Kematian Yu Patmi tak memudarkan semangat perlawanan mereka, justru semakin memperkuat perjuangan tersebut. Para perempuan ini pun menduduki jalan menuju perusahaan selama berhari-hari, meski akhirnya, aksi damai yang menjadi pendekatan para perempuan Kendeng untuk melawan tersebut tak disambut baik oleh aparat. Mereka justru mendapatkan usiran dengan kekerasan oleh aparat yang menjadi pelindung investor.

Mama Aleta Baun dari Nusa Tenggara Timur berjuang melindungi desanya dari perusahaan tambang marmer. Ia menggerakkan ratusan warga untuk menduduki tempat-tempat penambangan sambil menenun.
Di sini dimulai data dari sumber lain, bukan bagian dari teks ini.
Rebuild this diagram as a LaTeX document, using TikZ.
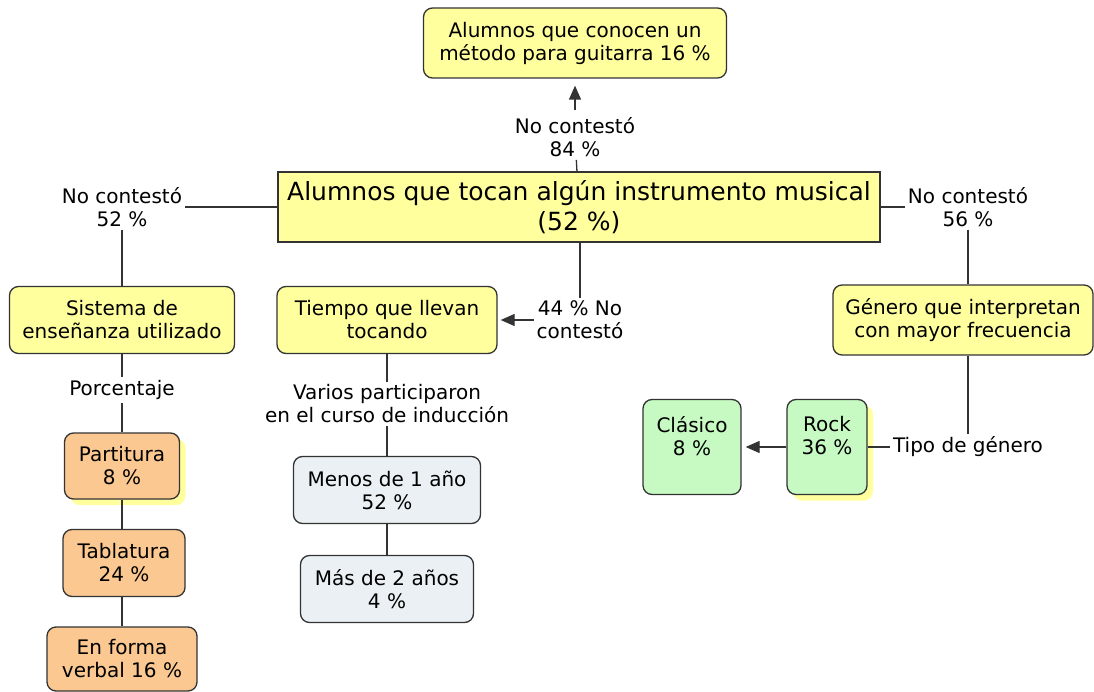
\documentclass[tikz,border=0pt]{standalone}
\usepackage{fontspec}
\setmainfont{DejaVu Sans}
\usetikzlibrary{arrows.meta,shadows}
\definecolor{cyellow}{HTML}{FFFF9E}
\definecolor{corange}{HTML}{FAC890}
\definecolor{cgrey}{HTML}{EAF0F3}
\definecolor{cgreen}{HTML}{C6FAC2}
\definecolor{cline}{HTML}{333333}
\tikzset{
  concept/.style = {shape=rectangle, rounded corners=9pt, draw=cline,
                    line width=1.3pt, align=center, fill=cyellow,
                    inner sep=0pt, font=\fontsize{20}{23}\selectfont},
  root/.style    = {concept, rounded corners=0pt,
                    font=\fontsize{25}{30}\selectfont},
  method/.style  = {concept, fill=corange},
  span/.style    = {concept, fill=cgrey},
  genre/.style   = {concept, fill=cgreen},
  glow/.style    = {drop shadow={shadow xshift=6pt, shadow yshift=-6pt,
                    fill=cyellow, opacity=1}},
  phrase/.style  = {align=center, inner sep=3pt,
                    font=\fontsize{20}{23}\selectfont},
  link/.style    = {draw=cline, line width=1.3pt},
  arrow/.style   = {link, -{Triangle[length=14pt,width=12pt]}}
}
\begin{document}
\begin{tikzpicture}[x=1pt, y=-1pt]
  \useasboundingbox (0,0) rectangle (1094,692);

  \node [root, minimum width=602pt, minimum height=70pt] (main) at (579,207)
    {Alumnos que tocan algún instrumento musical\\(52 \%)};
  \node [concept, minimum width=303pt, minimum height=70pt] (method) at (575,43)
    {Alumnos que conocen un\\método para guitarra 16 \%};
  \node [phrase] (nc84) at (575,137) {No contestó\\84 \%};
  \node [phrase] (nc52) at (122,207) {No contestó\\52 \%};
  \node [phrase] (nc56) at (968,207) {No contestó\\56 \%};
  \node [phrase] (nc44) at (580,320) {44 \% No\\contestó};

  \node [concept, minimum width=225pt, minimum height=67pt] (system) at (122,320)
    {Sistema de\\enseñanza utilizado};
  \node [phrase] (percent) at (122,390) {Porcentaje};
  \node [method, glow, minimum width=115pt, minimum height=66pt] (score) at (122,466)
    {Partitura\\8 \%};
  \node [method, minimum width=122pt, minimum height=67pt] (tab) at (124,563)
    {Tablatura\\24 \%};
  \node [method, minimum width=150pt, minimum height=64pt] (verbal) at (122,659)
    {En forma\\verbal 16 \%};

  \node [concept, minimum width=220pt, minimum height=67pt] (time) at (387,320)
    {Tiempo que llevan\\tocando};
  \node [phrase] (course) at (387,404) {Varios participaron\\en el curso de inducción};
  \node [span, minimum width=187pt, minimum height=67pt] (less1) at (387,490)
    {Menos de 1 año\\52 \%};
  \node [span, minimum width=173pt, minimum height=67pt] (more2) at (387,589)
    {Más de 2 años\\4 \%};

  \node [concept, minimum width=260pt, minimum height=70pt] (genre) at (963,320)
    {Género que interpretan\\con mayor frecuencia};
  \node [phrase] (kind) at (968,447) {Tipo de género};
  \node [genre, glow, minimum width=80pt, minimum height=95pt] (rock) at (827,447)
    {Rock\\36 \%\\~};
  \node [genre, minimum width=98pt, minimum height=95pt] (classic) at (692,447)
    {Clásico\\8 \%\\~};

  \draw [link] (nc84) -- (main);
  \draw [arrow, shorten <=4pt, shorten >=7pt] (nc84) -- (method);
  \draw [link] (nc52) -- (main);
  \draw [link] (nc52) -- (system);
  \draw [link] (system) -- (percent);
  \draw [link] (percent) -- (score);
  \draw [link] (score) -- (score |- tab.north);
  \draw [link] (score.south |- tab.south) -- (score |- verbal.north);
  \draw [link] (main.south -| nc44) -- (nc44);
  \draw [arrow, shorten >=3pt] (nc44) -- (time);
  \draw [link] (time) -- (course);
  \draw [link] (course) -- (less1);
  \draw [link] (less1) -- (more2);
  \draw [link] (main) -- (nc56);
  \draw [link] (nc56) -- (nc56 |- genre.north);
  \draw [link] (nc56 |- genre.south) -- (kind);
  \draw [link] (rock) -- (kind);
  \draw [arrow, shorten >=4pt] (rock) -- (classic);
\end{tikzpicture}
\end{document}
Prinsipnya kuat: manusia hanya boleh menjual apa yang dihasilkannya sendiri karena bumi sudah cukup memberi apa yang manusia butuhkan.


Mama Aleta Baun, anak kepala suku di Nusa Tenggara Timur
(Sumber: Konde.Co)

Eva Bande, aktivis asal Sulawesi Tengah yang sempat dipenjara selama 4 tahun karena mengorganisir para petani melawan elite lokal dan korporat kelapa sawit. "Saya tidak pernah bermimpi menjadi aktivis, tapi ketika mereka datang dengan bulldozer untuk menghancurkan hutan tempat kami mencari nafkah, apa pilihan kami selain berdiri dan melawan?" ungkapnya.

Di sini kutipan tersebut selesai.